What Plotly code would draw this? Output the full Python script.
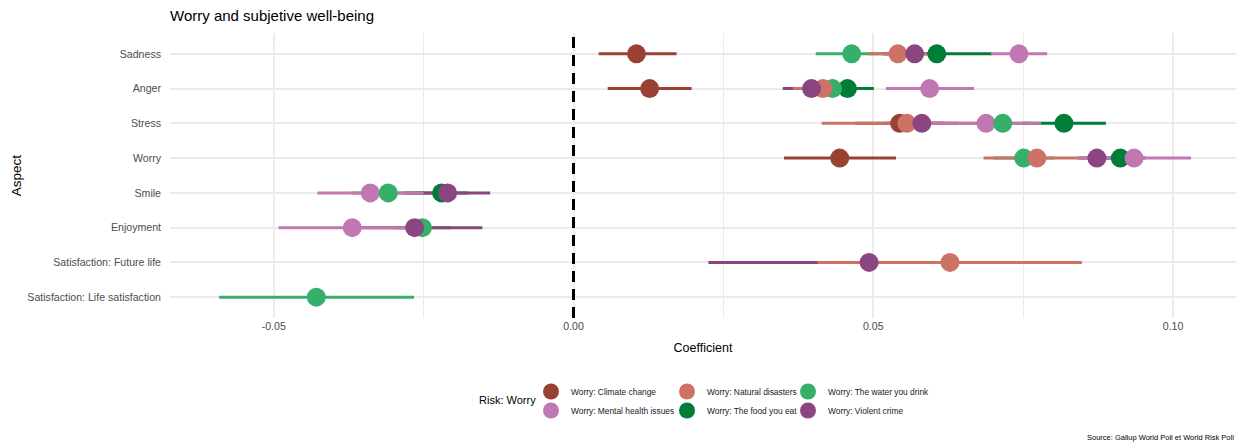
import plotly.graph_objects as go

# Aspects of subjective well-being, top to bottom
aspects = [
    "Sadness", "Anger", "Stress", "Worry", "Smile", "Enjoyment",
    "Satisfaction: Future life", "Satisfaction: Life satisfaction",
]

# Regression coefficients and 95% interval bounds per risk (None = not estimated)
climate_coef = [0.0105, 0.0127, 0.0544, 0.0444, None, None, None, None]
climate_lo = [0.0042, 0.0057, 0.0470, 0.0351, None, None, None, None]
climate_hi = [0.0172, 0.0197, 0.0618, 0.0538, None, None, None, None]

mental_coef = [0.0743, 0.0594, 0.0688, 0.0935, -0.0339, -0.0369, None, None]
mental_lo = [0.0696, 0.0521, 0.0596, 0.0840, -0.0427, -0.0492, None, None]
mental_hi = [0.0790, 0.0668, 0.0780, 0.1030, -0.0250, -0.0245, None, None]

natural_coef = [0.0541, 0.0416, 0.0556, 0.0773, None, None, 0.0628, None]
natural_lo = [0.0492, 0.0366, 0.0414, 0.0684, None, None, 0.0407, None]
natural_hi = [0.0590, 0.0466, 0.0698, 0.0862, None, None, 0.0848, None]

food_coef = [0.0606, 0.0457, 0.0818, 0.0912, -0.0220, None, None, None]
food_lo = [0.0514, 0.0413, 0.0748, 0.0870, -0.0265, None, None, None]
food_hi = [0.0698, 0.0501, 0.0888, 0.0954, -0.0175, None, None, None]

water_coef = [0.0464, 0.0432, 0.0716, 0.0751, -0.0309, -0.0252, None, -0.0429]
water_lo = [0.0404, 0.0392, 0.0670, 0.0700, -0.0370, -0.0300, None, -0.0591]
water_hi = [0.0524, 0.0472, 0.0762, 0.0802, -0.0250, -0.0204, None, -0.0266]

violent_coef = [0.0569, 0.0397, 0.0581, 0.0873, -0.0210, -0.0265, 0.0493, None]
violent_lo = [0.0520, 0.0349, 0.0520, 0.0843, -0.0281, -0.0379, 0.0225, None]
violent_hi = [0.0615, 0.0445, 0.0642, 0.0903, -0.0139, -0.0152, 0.0760, None]

x_tickvals = [-0.05, 0.0, 0.05, 0.10]
x_ticktext = ["-0.05", "0.00", "0.05", "0.10"]

# Legend columns: the right-most column is laid out first so that
# columns further left are drawn on top of it.
series = {
    "climate": dict(name="Worry: Climate change", color="#994234",
                    coef=climate_coef, lo=climate_lo, hi=climate_hi, legend="legend3", rank=1),
    "mental": dict(name="Worry: Mental health issues", color="#C177B2",
                   coef=mental_coef, lo=mental_lo, hi=mental_hi, legend="legend3", rank=2),
    "natural": dict(name="Worry: Natural disasters", color="#CC7366",
                    coef=natural_coef, lo=natural_lo, hi=natural_hi, legend="legend2", rank=1),
    "food": dict(name="Worry: The food you eat", color="#007D37",
                 coef=food_coef, lo=food_lo, hi=food_hi, legend="legend2", rank=2),
    "water": dict(name="Worry: The water you drink", color="#35AF6A",
                  coef=water_coef, lo=water_lo, hi=water_hi, legend="legend", rank=1),
    "violent": dict(name="Worry: Violent crime", color="#8B4581",
                    coef=violent_coef, lo=violent_lo, hi=violent_hi, legend="legend", rank=2),
}

line_order = ["climate", "water", "food", "violent", "natural", "mental"]
point_order = ["climate", "food", "mental", "water", "natural", "violent"]

fig = go.Figure()

# Interval segments first so every point sits above every line
for key in line_order:
    s = series[key]
    xs, ys = [], []
    for a, lo, hi in zip(aspects, s["lo"], s["hi"]):
        if lo is None:
            continue
        xs += [lo, hi, None]
        ys += [a, a, None]
    fig.add_trace(go.Scatter(
        x=xs, y=ys, mode="lines",
        line=dict(color=s["color"], width=3),
        showlegend=False, hoverinfo="skip",
    ))

for key in point_order:
    s = series[key]
    xs = [c for c in s["coef"] if c is not None]
    ys = [a for a, c in zip(aspects, s["coef"]) if c is not None]
    fig.add_trace(go.Scatter(
        x=xs, y=ys, mode="markers", name=s["name"],
        marker=dict(color=s["color"], size=19, line=dict(width=0)),
        legend=s["legend"], legendrank=s["rank"],
    ))

# Dashed reference line at zero
fig.add_shape(type="line", x0=0, x1=0, xref="x", y0=0, y1=1, yref="paper",
              line=dict(color="black", width=3, dash="11px,7px"), layer="above")

font_family = "Liberation Sans, Arial, sans-serif"
grid_col = "#EBEBEB"

legend_common = dict(
    orientation="v", yanchor="top", y=-0.207, xanchor="left",
    font=dict(family=font_family, size=8.4, color="#1A1A1A"),
    bgcolor="rgba(255,255,255,0)", borderwidth=0, itemwidth=30,
    traceorder="normal",
)

fig.update_layout(
    width=1242, height=448,
    margin=dict(l=170, r=6, t=33, b=130),
    paper_bgcolor="white", plot_bgcolor="white",
    font=dict(family=font_family, color="#1A1A1A"),
    title=dict(text="Worry and subjetive well-being", x=170 / 1242, xanchor="left",
               xref="container", y=1 - 16 / 448, yanchor="middle",
               font=dict(size=15, color="black")),
    xaxis=dict(
        range=[-0.0673, 0.1105], zeroline=False,
        tickvals=x_tickvals, ticktext=x_ticktext,
        tickfont=dict(size=10.6, color="#4D4D4D"),
        showgrid=True, gridcolor=grid_col, gridwidth=1.6,
        minor=dict(tickvals=[-0.025, 0.025, 0.075], showgrid=True,
                   gridcolor=grid_col, gridwidth=1.1),
        title=dict(text="Coefficient", font=dict(size=12.5, color="black"), standoff=12),
        ticks="", showline=False,
    ),
    yaxis=dict(
        type="category", categoryorder="array", categoryarray=aspects[::-1],
        range=[-0.6, 7.6], zeroline=False,
        tickfont=dict(size=10.6, color="#4D4D4D"),
        showgrid=True, gridcolor=grid_col, gridwidth=1.6,
        title=dict(text="Aspect", font=dict(size=13.5, color="black"), standoff=2),
        ticks="", showline=False, ticklabelstandoff=8,
    ),
    legend3=dict(x=(531 - 170) / 1066, **legend_common),
    legend2=dict(x=(667 - 170) / 1066, **legend_common),
    legend=dict(x=(788 - 170) / 1066, **legend_common),
    annotations=[
        dict(text="Risk: Worry", xref="paper", yref="paper",
             x=(538 - 170) / 1066, y=(318 - 400) / 285, xanchor="right", yanchor="middle",
             showarrow=False, font=dict(size=11, color="black")),
        dict(text="Source: Gallup World Poll et World Risk Poll", xref="paper", yref="paper",
             x=1, y=(318 - 437) / 285, xanchor="right", yanchor="middle",
             showarrow=False, font=dict(size=7.5, color="black")),
    ],
)

fig.write_html("out.html")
........
§ **AIM**
Copy each line in full and exactly, omitting any picture.

§ **EXERCISE RESULT**
What Plotly code would draw this? Output the full Python script.
import plotly.graph_objects as go

# Aspects of subjective well-being, top to bottom
aspects = [
    "Sadness", "Anger", "Stress", "Worry", "Smile", "Enjoyment",
    "Satisfaction: Future life", "Satisfaction: Life satisfaction",
]

# Regression coefficients and 95% interval bounds per risk (None = not estimated)
climate_coef = [0.0105, 0.0127, 0.0544, 0.0444, None, None, None, None]
climate_lo = [0.0042, 0.0057, 0.0470, 0.0351, None, None, None, None]
climate_hi = [0.0172, 0.0197, 0.0618, 0.0538, None, None, None, None]

mental_coef = [0.0743, 0.0594, 0.0688, 0.0935, -0.0339, -0.0369, None, None]
mental_lo = [0.0696, 0.0521, 0.0596, 0.0840, -0.0427, -0.0492, None, None]
mental_hi = [0.0790, 0.0668, 0.0780, 0.1030, -0.0250, -0.0245, None, None]

natural_coef = [0.0541, 0.0416, 0.0556, 0.0773, None, None, 0.0628, None]
natural_lo = [0.0492, 0.0366, 0.0414, 0.0684, None, None, 0.0407, None]
natural_hi = [0.0590, 0.0466, 0.0698, 0.0862, None, None, 0.0848, None]

food_coef = [0.0606, 0.0457, 0.0818, 0.0912, -0.0220, None, None, None]
food_lo = [0.0514, 0.0413, 0.0748, 0.0870, -0.0265, None, None, None]
food_hi = [0.0698, 0.0501, 0.0888, 0.0954, -0.0175, None, None, None]

water_coef = [0.0464, 0.0432, 0.0716, 0.0751, -0.0309, -0.0252, None, -0.0429]
water_lo = [0.0404, 0.0392, 0.0670, 0.0700, -0.0370, -0.0300, None, -0.0591]
water_hi = [0.0524, 0.0472, 0.0762, 0.0802, -0.0250, -0.0204, None, -0.0266]

violent_coef = [0.0569, 0.0397, 0.0581, 0.0873, -0.0210, -0.0265, 0.0493, None]
violent_lo = [0.0520, 0.0349, 0.0520, 0.0843, -0.0281, -0.0379, 0.0225, None]
violent_hi = [0.0615, 0.0445, 0.0642, 0.0903, -0.0139, -0.0152, 0.0760, None]

x_tickvals = [-0.05, 0.0, 0.05, 0.10]
x_ticktext = ["-0.05", "0.00", "0.05", "0.10"]

# Legend columns: the right-most column is laid out first so that
# columns further left are drawn on top of it.
series = {
    "climate": dict(name="Worry: Climate change", color="#994234",
                    coef=climate_coef, lo=climate_lo, hi=climate_hi, legend="legend3", rank=1),
    "mental": dict(name="Worry: Mental health issues", color="#C177B2",
                   coef=mental_coef, lo=mental_lo, hi=mental_hi, legend="legend3", rank=2),
    "natural": dict(name="Worry: Natural disasters", color="#CC7366",
                    coef=natural_coef, lo=natural_lo, hi=natural_hi, legend="legend2", rank=1),
    "food": dict(name="Worry: The food you eat", color="#007D37",
                 coef=food_coef, lo=food_lo, hi=food_hi, legend="legend2", rank=2),
    "water": dict(name="Worry: The water you drink", color="#35AF6A",
                  coef=water_coef, lo=water_lo, hi=water_hi, legend="legend", rank=1),
    "violent": dict(name="Worry: Violent crime", color="#8B4581",
                    coef=violent_coef, lo=violent_lo, hi=violent_hi, legend="legend", rank=2),
}

line_order = ["climate", "water", "food", "violent", "natural", "mental"]
point_order = ["climate", "food", "mental", "water", "natural", "violent"]

fig = go.Figure()

# Interval segments first so every point sits above every line
for key in line_order:
    s = series[key]
    xs, ys = [], []
    for a, lo, hi in zip(aspects, s["lo"], s["hi"]):
        if lo is None:
            continue
        xs += [lo, hi, None]
        ys += [a, a, None]
    fig.add_trace(go.Scatter(
        x=xs, y=ys, mode="lines",
        line=dict(color=s["color"], width=3),
        showlegend=False, hoverinfo="skip",
    ))

for key in point_order:
    s = series[key]
    xs = [c for c in s["coef"] if c is not None]
    ys = [a for a, c in zip(aspects, s["coef"]) if c is not None]
    fig.add_trace(go.Scatter(
        x=xs, y=ys, mode="markers", name=s["name"],
        marker=dict(color=s["color"], size=19, line=dict(width=0)),
        legend=s["legend"], legendrank=s["rank"],
    ))

# Dashed reference line at zero
fig.add_shape(type="line", x0=0, x1=0, xref="x", y0=0, y1=1, yref="paper",
              line=dict(color="black", width=3, dash="11px,7px"), layer="above")

font_family = "Liberation Sans, Arial, sans-serif"
grid_col = "#EBEBEB"

legend_common = dict(
    orientation="v", yanchor="top", y=-0.207, xanchor="left",
    font=dict(family=font_family, size=8.4, color="#1A1A1A"),
    bgcolor="rgba(255,255,255,0)", borderwidth=0, itemwidth=30,
    traceorder="normal",
)

fig.update_layout(
    width=1242, height=448,
    margin=dict(l=170, r=6, t=33, b=130),
    paper_bgcolor="white", plot_bgcolor="white",
    font=dict(family=font_family, color="#1A1A1A"),
    title=dict(text="Worry and subjetive well-being", x=170 / 1242, xanchor="left",
               xref="container", y=1 - 16 / 448, yanchor="middle",
               font=dict(size=15, color="black")),
    xaxis=dict(
        range=[-0.0673, 0.1105], zeroline=False,
        tickvals=x_tickvals, ticktext=x_ticktext,
        tickfont=dict(size=10.6, color="#4D4D4D"),
        showgrid=True, gridcolor=grid_col, gridwidth=1.6,
        minor=dict(tickvals=[-0.025, 0.025, 0.075], showgrid=True,
                   gridcolor=grid_col, gridwidth=1.1),
        title=dict(text="Coefficient", font=dict(size=12.5, color="black"), standoff=12),
        ticks="", showline=False,
    ),
    yaxis=dict(
        type="category", categoryorder="array", categoryarray=aspects[::-1],
        range=[-0.6, 7.6], zeroline=False,
        tickfont=dict(size=10.6, color="#4D4D4D"),
        showgrid=True, gridcolor=grid_col, gridwidth=1.6,
        title=dict(text="Aspect", font=dict(size=13.5, color="black"), standoff=2),
        ticks="", showline=False, ticklabelstandoff=8,
    ),
    legend3=dict(x=(531 - 170) / 1066, **legend_common),
    legend2=dict(x=(667 - 170) / 1066, **legend_common),
    legend=dict(x=(788 - 170) / 1066, **legend_common),
    annotations=[
        dict(text="Risk: Worry", xref="paper", yref="paper",
             x=(538 - 170) / 1066, y=(318 - 400) / 285, xanchor="right", yanchor="middle",
             showarrow=False, font=dict(size=11, color="black")),
        dict(text="Source: Gallup World Poll et World Risk Poll", xref="paper", yref="paper",
             x=1, y=(318 - 437) / 285, xanchor="right", yanchor="middle",
             showarrow=False, font=dict(size=7.5, color="black")),
    ],
)

fig.write_html("out.html")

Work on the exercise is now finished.